We are therefore willing to withstand the scruffy looking company that might be found among payphone users and laugh as you stare at your I-Shepherd blinders thoroughly disconnected from the world around you.

I didn't have a cell phone recently when I broke down in Gresham. It was a terrible ordeal. I walked for over an hour, finding 3 pay phones, none of which worked correctly.

I don't see many pay phones around, but they likely still serve a useful function for some folks. It might be possible to forego the pittance in fees and order them all removed, if we jack up the water rates a bit more so we can give free cell phones to the pay-phone users.

Where are the pay phones in the right of way for the city of Portland?

Sweet deal! The late fees demanded from the telcos are a better deal than we get from the water bureau! I like that the city puffery points out that excessive rates are bad, does not make the applicant state the rates, and then the city takes its cut. Yeah, SamRand must be allowed to wet its beak.

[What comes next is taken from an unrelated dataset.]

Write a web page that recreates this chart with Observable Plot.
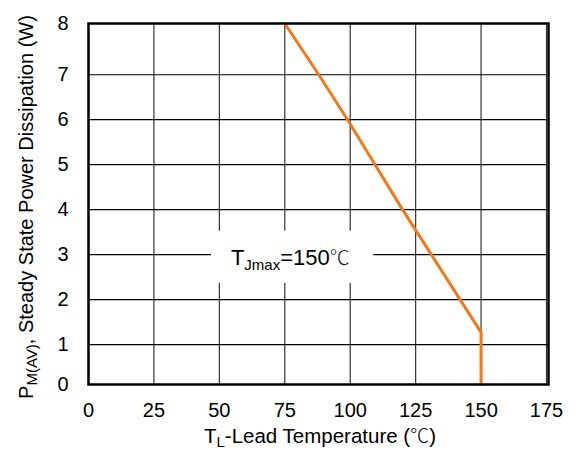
<!DOCTYPE html>
<html><head><meta charset="utf-8">
<script src="https://cdn.jsdelivr.net/npm/d3@7"></script>
<script src="https://cdn.jsdelivr.net/npm/@observablehq/plot@0.6"></script>
<style>
body{margin:0;background:#fff;}
svg{font-family:"Liberation Sans",Arial,sans-serif;}
</style>
</head><body>
<div id="chart"></div>
<script>
// values
const temps = [75, 88, 99, 109.5, 120, 131, 142, 150, 150];
const power = [8, 7, 6, 5, 4, 3, 2, 1.27, 0];
const xTicks = [0, 25, 50, 75, 100, 125, 150, 175];
const yTicks = [0, 1, 2, 3, 4, 5, 6, 7, 8];
const labelBox = [{x1: 47, x2: 109, y1: 2.36, y2: 3.52}];
const labelPos = {x: 77.3, y: 2.76};

const data = temps.map((t, i) => ({t, p: power[i]}));

// the original grid is slightly uneven (first and last steps differ)
const warp = d3.scaleLinear().domain([0, 1, 7, 8]).range([0, 40, 310, 361.3]);

const plot = Plot.plot({
  width: 578, height: 451,
  marginLeft: 88, marginRight: 30, marginTop: 23, marginBottom: 67,
  style: {fontFamily: '"Liberation Sans", Arial, sans-serif', fontSize: "20px", background: "#fff"},
  x: {domain: [0, 175], range: [88, 546], ticks: xTicks, label: null},
  y: {transform: warp, domain: [0, 361.3], label: null},
  marks: [
    Plot.gridX(xTicks, {stroke: "#333", strokeOpacity: 1, strokeWidth: 1.2}),
    Plot.gridY(yTicks, {stroke: "#000", strokeOpacity: 1, strokeWidth: 1.2}),
    Plot.rect(labelBox, {x1: "x1", x2: "x2", y1: "y1", y2: "y2", fill: "#fff"}),
    Plot.line(data, {x: "t", y: "p", stroke: "#EE7A1B", strokeWidth: 3}),
    Plot.frame({stroke: "#000", strokeWidth: 2.5}),
    Plot.axisX(xTicks, {tickSize: 0, tickPadding: 18, fontSize: 20, fill: "#000"}),
    Plot.axisY(yTicks, {tickSize: 0, tickPadding: 20, fontSize: 20, fill: "#000", text: (d) => String(d)})
  ]
});
document.getElementById("chart").appendChild(plot);

const sx = plot.scale("x"), sy = plot.scale("y");
const yPix = (v) => d3.scaleLinear(sy.domain, sy.range)(warp(v));
const svg = d3.select(plot);

// annotation
const ann = svg.append("text")
  .attr("x", sx.apply(labelPos.x)).attr("y", yPix(labelPos.y))
  .attr("text-anchor", "middle").attr("font-size", 22).attr("fill", "#000");
ann.append("tspan").text("T");
ann.append("tspan").attr("font-size", 15).attr("dy", 5).text("Jmax");
ann.append("tspan").attr("dy", -5).text("=150");
ann.append("tspan").attr("font-size", 20).attr("font-family", '"Noto Sans CJK SC"').attr("font-weight", 300).attr("fill", "#222").text("℃");

// x axis label
const xl = svg.append("text")
  .attr("x", 320).attr("y", 443)
  .attr("text-anchor", "middle").attr("font-size", 20.5).attr("fill", "#000");
xl.append("tspan").text("T");
xl.append("tspan").attr("font-size", 15).attr("dy", 4).text("L");
xl.append("tspan").attr("dy", -4).text("-Lead Temperature (");
xl.append("tspan").attr("font-family", '"Noto Sans CJK SC"').attr("font-weight", 300).attr("font-size", 19).text("℃");
xl.append("tspan").text(")");

// y axis label
const yl = svg.append("text")
  .attr("transform", `translate(33,207) rotate(-90)`)
  .attr("text-anchor", "middle").attr("font-size", 20).attr("fill", "#000");
yl.append("tspan").text("P");
yl.append("tspan").attr("font-size", 15).attr("dy", 4).text("M(AV)");
yl.append("tspan").attr("dy", -4).text(", Steady State Power Dissipation (W)");
</script>
</body></html>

The are convenient at the airport for being a good place to make a cell phone call with a bit of privacy.
In some of the seedier areas they also serve as emergency urinals.

City council no doubt thinks that everyone has a cellphone and everyone prefers to use a credit card rather than cash. Anybody who doesn't want to - or can't afford to - fit into those parameters will find themselves marginalized, like the folks who prefer to do their taxes by hand and mail them in and those who were happy with their free analog television and couldn't afford - or were renting and not allowed - to upgrade to digital.

Still annoys me anytime I see someone on the news or in print say, "for more information, go to our website at www . . . " just assuming that everybody either has a computer or access to one. The worst time was a couple of years ago when there was a heat wave in progress. One of the major local TV news folks described the cooling centers that were available to low income or elderly people and then - without providing a phone number or any addresses - said "visit our website for more information"! To the part of our community that is least likely to have easy computer access.

Portland surprisingly has lots of pay phone locations. Personally, they junk up the streets terribly, and are a nuisance that are unmaintained, just like the abandoned news stands (really just unofficial trash cans).

Here are a few:







That streetview at 7th & Knott pairs the pay phone booth (try urinating in that one, Dave!) with another endangered species, the mail box.

A pay phone sure came in handy after I lost my cellphone in a river in my haste to get back home for a family emergency.

In the agreement with the city the pay phone company must maintain the phones. They may be ugly but they are worth keeping around.

Hey Mike! My family used to say that about me, too.

If I lost my cell phone and had to use a payphone I am afraid I wouldn't know the correct numbers to dial. All of my contacts are in my cell phone and I don't know most of them by heart.

There's a good, old-fashioned phone booth on Foster just east of I-205. It's in front of a tiny strip mall/convenience store/restaurant.

I marveled at it when I noticed it. My kids probably thought I was nuts.

Other than the occupiers laying around on the sidewalks likely living off of somebody else's money, not everybody has a cell phone.